**Given task**:
Starting at the line that contains "What TikZ code" and stopping at the line that contains "(0,0) rectangle (988,-533);", return those lines exactly and nothing else. Both end lines count; pictures do not.

************

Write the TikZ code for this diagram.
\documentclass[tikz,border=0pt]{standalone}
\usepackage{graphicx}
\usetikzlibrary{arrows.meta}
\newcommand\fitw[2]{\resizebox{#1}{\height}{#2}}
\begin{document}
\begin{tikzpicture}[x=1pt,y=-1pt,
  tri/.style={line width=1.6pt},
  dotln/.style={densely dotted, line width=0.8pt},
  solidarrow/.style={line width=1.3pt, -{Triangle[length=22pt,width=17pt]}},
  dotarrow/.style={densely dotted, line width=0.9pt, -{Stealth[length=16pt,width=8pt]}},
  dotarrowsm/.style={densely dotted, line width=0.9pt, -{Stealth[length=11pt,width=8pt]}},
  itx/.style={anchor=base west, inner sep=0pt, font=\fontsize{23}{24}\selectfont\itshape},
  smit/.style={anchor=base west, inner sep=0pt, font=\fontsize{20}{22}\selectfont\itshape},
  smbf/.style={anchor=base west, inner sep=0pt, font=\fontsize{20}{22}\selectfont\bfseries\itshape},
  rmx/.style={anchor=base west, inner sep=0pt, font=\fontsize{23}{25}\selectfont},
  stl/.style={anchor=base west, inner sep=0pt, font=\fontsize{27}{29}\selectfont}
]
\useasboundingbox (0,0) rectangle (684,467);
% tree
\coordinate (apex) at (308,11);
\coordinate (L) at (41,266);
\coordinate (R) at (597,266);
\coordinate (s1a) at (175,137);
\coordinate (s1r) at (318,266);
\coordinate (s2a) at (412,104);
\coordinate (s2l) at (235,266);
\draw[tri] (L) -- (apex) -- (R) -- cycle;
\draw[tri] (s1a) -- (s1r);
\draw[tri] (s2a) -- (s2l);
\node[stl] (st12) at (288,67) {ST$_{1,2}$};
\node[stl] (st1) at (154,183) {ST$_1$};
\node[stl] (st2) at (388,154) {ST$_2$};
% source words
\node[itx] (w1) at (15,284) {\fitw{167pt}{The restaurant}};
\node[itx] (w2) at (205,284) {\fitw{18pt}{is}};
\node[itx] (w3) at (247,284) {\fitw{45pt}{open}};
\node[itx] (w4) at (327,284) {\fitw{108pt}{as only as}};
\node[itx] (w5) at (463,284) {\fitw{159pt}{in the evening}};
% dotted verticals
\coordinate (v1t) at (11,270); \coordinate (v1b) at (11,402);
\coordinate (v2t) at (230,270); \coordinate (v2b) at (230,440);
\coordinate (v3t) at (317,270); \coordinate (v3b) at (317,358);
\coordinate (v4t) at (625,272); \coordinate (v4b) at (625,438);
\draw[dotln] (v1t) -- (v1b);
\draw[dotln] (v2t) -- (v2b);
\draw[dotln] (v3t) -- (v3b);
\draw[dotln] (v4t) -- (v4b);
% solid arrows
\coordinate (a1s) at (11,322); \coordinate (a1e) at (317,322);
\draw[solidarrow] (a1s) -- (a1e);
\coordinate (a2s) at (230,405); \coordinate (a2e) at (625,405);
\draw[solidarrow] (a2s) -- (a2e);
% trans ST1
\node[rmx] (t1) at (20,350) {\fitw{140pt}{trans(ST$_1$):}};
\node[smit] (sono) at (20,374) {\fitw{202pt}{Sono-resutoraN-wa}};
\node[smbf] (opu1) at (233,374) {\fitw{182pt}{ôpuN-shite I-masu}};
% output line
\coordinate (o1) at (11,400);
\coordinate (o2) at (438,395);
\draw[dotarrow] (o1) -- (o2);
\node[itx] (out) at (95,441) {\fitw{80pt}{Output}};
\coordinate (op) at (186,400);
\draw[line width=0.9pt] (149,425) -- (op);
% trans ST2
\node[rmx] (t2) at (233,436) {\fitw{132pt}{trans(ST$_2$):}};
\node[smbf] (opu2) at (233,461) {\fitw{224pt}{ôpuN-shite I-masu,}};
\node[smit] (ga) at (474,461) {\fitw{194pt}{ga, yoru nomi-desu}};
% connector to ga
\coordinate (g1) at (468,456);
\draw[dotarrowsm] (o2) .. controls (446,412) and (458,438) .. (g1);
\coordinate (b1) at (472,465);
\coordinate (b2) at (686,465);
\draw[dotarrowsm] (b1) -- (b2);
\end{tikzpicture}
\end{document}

************

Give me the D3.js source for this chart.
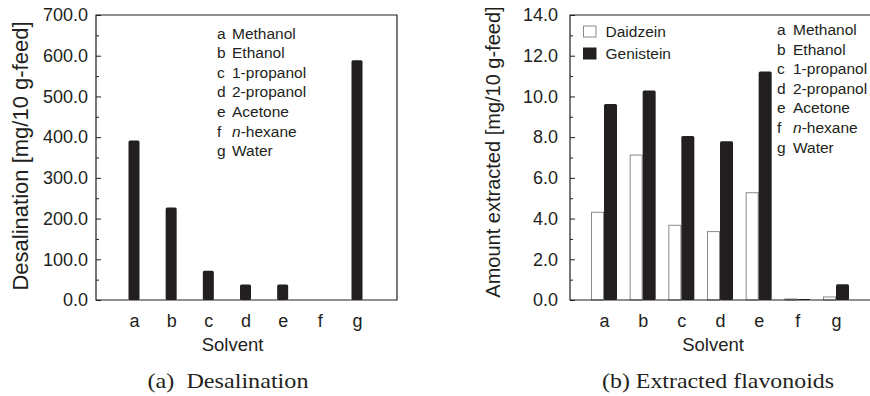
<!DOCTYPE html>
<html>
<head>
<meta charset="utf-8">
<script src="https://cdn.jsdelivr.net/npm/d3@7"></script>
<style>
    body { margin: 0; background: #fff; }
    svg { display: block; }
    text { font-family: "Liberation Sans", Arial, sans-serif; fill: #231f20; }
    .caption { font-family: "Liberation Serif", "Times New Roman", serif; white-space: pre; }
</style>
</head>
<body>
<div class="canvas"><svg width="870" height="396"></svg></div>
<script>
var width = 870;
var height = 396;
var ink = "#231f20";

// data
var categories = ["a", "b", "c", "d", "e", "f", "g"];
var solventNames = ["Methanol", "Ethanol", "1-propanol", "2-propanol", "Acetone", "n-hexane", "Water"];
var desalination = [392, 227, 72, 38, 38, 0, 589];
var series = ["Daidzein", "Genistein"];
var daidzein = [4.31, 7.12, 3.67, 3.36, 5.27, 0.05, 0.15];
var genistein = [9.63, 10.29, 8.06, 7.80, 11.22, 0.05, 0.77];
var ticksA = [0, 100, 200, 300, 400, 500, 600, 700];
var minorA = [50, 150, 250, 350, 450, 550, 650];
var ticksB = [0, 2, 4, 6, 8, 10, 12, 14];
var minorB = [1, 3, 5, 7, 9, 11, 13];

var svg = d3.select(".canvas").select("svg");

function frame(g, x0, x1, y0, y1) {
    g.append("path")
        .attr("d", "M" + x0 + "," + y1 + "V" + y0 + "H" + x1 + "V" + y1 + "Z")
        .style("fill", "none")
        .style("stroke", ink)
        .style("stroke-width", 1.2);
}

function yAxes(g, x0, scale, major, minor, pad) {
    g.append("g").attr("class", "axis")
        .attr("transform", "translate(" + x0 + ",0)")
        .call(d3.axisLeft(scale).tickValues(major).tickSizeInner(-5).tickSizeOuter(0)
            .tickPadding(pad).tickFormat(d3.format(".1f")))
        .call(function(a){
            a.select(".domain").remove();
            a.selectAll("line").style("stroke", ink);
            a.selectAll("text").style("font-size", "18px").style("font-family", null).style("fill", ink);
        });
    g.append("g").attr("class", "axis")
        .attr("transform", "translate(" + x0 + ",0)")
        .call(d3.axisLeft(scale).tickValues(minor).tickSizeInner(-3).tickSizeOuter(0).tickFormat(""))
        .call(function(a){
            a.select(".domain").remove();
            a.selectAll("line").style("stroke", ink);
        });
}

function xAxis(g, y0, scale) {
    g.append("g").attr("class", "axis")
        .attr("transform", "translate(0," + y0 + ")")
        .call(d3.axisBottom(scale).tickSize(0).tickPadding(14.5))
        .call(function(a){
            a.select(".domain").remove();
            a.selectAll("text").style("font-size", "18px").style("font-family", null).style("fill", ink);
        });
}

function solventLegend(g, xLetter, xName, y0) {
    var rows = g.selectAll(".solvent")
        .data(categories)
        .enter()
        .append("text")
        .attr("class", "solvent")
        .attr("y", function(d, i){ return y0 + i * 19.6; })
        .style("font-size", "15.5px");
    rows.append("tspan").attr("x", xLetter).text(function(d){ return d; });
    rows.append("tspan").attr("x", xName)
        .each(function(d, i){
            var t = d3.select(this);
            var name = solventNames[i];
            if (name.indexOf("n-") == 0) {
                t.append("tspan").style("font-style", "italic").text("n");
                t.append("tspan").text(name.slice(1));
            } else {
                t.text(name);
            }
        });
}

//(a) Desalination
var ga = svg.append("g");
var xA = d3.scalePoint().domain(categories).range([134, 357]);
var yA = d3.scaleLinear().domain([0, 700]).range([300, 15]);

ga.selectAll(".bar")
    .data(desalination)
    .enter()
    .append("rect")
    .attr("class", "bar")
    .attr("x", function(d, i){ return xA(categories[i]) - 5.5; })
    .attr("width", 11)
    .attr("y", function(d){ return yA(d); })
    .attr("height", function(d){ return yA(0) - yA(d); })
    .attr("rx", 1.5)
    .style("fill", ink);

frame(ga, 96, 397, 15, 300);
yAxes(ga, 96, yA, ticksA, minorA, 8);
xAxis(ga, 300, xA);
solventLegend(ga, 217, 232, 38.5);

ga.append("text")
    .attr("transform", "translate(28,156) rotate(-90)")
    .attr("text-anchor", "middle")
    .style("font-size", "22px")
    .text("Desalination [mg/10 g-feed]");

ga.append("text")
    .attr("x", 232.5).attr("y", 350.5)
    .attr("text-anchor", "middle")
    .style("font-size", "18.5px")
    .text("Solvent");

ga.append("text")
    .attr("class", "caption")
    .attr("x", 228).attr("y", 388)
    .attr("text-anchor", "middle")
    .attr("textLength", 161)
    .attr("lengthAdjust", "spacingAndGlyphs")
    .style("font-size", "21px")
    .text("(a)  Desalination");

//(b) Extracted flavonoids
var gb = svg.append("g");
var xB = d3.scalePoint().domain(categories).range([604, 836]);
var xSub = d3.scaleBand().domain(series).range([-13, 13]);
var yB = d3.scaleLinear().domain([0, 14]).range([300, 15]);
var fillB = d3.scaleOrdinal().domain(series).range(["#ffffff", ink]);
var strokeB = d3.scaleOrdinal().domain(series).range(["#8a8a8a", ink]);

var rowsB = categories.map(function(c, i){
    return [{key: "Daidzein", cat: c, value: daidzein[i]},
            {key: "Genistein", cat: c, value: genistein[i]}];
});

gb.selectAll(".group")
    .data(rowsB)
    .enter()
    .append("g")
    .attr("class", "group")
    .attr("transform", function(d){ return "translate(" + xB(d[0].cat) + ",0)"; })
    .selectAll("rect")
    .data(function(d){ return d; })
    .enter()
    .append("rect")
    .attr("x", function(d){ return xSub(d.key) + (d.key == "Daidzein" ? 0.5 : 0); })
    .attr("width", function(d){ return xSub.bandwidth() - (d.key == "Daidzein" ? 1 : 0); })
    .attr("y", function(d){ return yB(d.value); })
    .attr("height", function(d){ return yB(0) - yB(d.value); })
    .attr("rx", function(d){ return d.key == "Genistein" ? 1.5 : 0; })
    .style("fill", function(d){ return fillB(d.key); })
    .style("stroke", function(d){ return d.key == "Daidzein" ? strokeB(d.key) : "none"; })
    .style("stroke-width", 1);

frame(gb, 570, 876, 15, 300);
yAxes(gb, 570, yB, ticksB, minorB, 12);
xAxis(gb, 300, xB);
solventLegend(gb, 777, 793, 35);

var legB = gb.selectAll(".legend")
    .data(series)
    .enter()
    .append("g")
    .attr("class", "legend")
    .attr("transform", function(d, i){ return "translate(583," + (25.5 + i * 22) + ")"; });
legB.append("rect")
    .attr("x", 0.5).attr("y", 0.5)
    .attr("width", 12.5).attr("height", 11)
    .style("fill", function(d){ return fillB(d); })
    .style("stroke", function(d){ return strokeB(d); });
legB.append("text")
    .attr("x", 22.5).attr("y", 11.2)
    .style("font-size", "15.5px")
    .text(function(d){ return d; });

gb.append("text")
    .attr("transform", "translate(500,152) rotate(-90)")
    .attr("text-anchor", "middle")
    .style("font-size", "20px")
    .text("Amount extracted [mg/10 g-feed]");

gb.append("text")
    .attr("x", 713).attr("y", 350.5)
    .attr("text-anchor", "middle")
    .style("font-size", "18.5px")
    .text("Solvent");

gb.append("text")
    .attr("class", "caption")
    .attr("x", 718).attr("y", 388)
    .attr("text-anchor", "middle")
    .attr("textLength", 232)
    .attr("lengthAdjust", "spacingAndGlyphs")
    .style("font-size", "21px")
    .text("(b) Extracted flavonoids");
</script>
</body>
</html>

************

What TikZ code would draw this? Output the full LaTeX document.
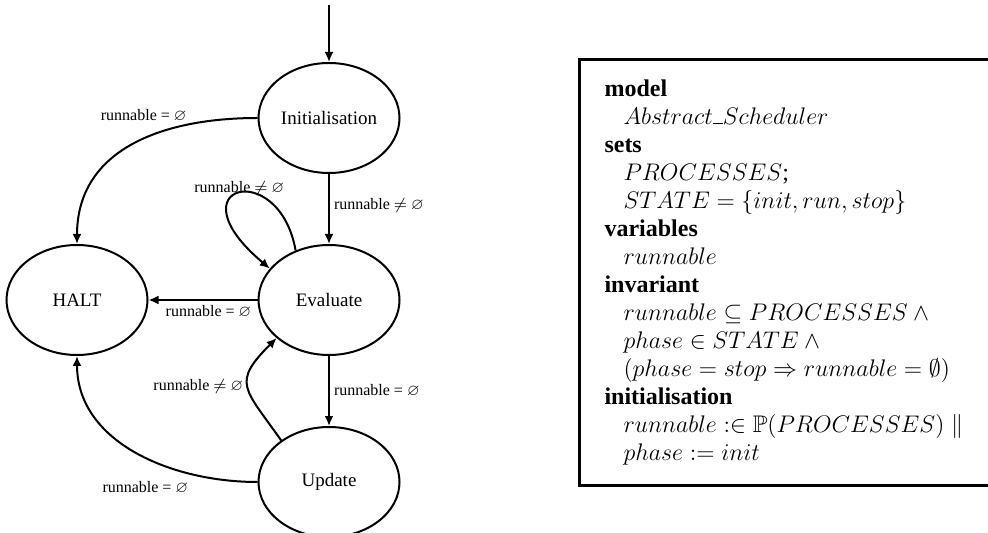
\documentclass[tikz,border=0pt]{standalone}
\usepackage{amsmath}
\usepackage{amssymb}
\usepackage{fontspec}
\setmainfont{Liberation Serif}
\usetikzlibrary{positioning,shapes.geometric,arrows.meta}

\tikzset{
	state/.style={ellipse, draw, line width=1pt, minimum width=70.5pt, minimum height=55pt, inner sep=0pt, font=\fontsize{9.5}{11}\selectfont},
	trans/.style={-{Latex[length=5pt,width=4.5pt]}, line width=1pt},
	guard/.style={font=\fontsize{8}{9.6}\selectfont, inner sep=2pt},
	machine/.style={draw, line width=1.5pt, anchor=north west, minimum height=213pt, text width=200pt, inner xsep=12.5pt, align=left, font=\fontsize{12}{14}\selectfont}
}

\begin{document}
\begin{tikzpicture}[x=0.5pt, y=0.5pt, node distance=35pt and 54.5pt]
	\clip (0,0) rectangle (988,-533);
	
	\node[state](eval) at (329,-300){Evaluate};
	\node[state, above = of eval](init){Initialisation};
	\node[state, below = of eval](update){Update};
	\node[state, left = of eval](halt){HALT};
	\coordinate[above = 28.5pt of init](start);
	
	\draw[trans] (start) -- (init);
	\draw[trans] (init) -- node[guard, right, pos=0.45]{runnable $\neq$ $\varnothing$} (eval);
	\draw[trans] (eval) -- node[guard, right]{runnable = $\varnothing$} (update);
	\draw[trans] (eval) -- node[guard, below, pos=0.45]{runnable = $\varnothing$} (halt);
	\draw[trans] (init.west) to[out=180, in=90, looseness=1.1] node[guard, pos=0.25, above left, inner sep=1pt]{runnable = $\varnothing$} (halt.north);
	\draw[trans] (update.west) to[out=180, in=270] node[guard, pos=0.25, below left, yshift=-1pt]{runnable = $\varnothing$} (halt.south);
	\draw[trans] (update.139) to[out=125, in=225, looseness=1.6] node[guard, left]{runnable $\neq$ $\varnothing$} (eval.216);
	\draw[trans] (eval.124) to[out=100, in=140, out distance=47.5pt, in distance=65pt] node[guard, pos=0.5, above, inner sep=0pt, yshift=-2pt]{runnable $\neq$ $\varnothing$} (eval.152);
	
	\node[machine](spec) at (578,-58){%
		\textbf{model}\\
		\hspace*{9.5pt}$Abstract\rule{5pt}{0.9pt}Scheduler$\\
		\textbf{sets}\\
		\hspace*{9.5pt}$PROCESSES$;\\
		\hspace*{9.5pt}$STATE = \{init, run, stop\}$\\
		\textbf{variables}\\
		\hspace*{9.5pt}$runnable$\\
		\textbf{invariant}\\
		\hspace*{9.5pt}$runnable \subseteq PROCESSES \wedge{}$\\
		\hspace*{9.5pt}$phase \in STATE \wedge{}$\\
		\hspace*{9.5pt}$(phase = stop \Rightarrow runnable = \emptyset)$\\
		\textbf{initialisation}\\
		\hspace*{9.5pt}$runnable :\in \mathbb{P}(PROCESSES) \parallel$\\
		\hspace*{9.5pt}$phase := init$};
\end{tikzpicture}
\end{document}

************

**Exercise result**:
What TikZ code would draw this? Output the full LaTeX document.
\documentclass[tikz,border=0pt]{standalone}
\usepackage{amsmath}
\usepackage{amssymb}
\usepackage{fontspec}
\setmainfont{Liberation Serif}
\usetikzlibrary{positioning,shapes.geometric,arrows.meta}

\tikzset{
	state/.style={ellipse, draw, line width=1pt, minimum width=70.5pt, minimum height=55pt, inner sep=0pt, font=\fontsize{9.5}{11}\selectfont},
	trans/.style={-{Latex[length=5pt,width=4.5pt]}, line width=1pt},
	guard/.style={font=\fontsize{8}{9.6}\selectfont, inner sep=2pt},
	machine/.style={draw, line width=1.5pt, anchor=north west, minimum height=213pt, text width=200pt, inner xsep=12.5pt, align=left, font=\fontsize{12}{14}\selectfont}
}

\begin{document}
\begin{tikzpicture}[x=0.5pt, y=0.5pt, node distance=35pt and 54.5pt]
	\clip (0,0) rectangle (988,-533);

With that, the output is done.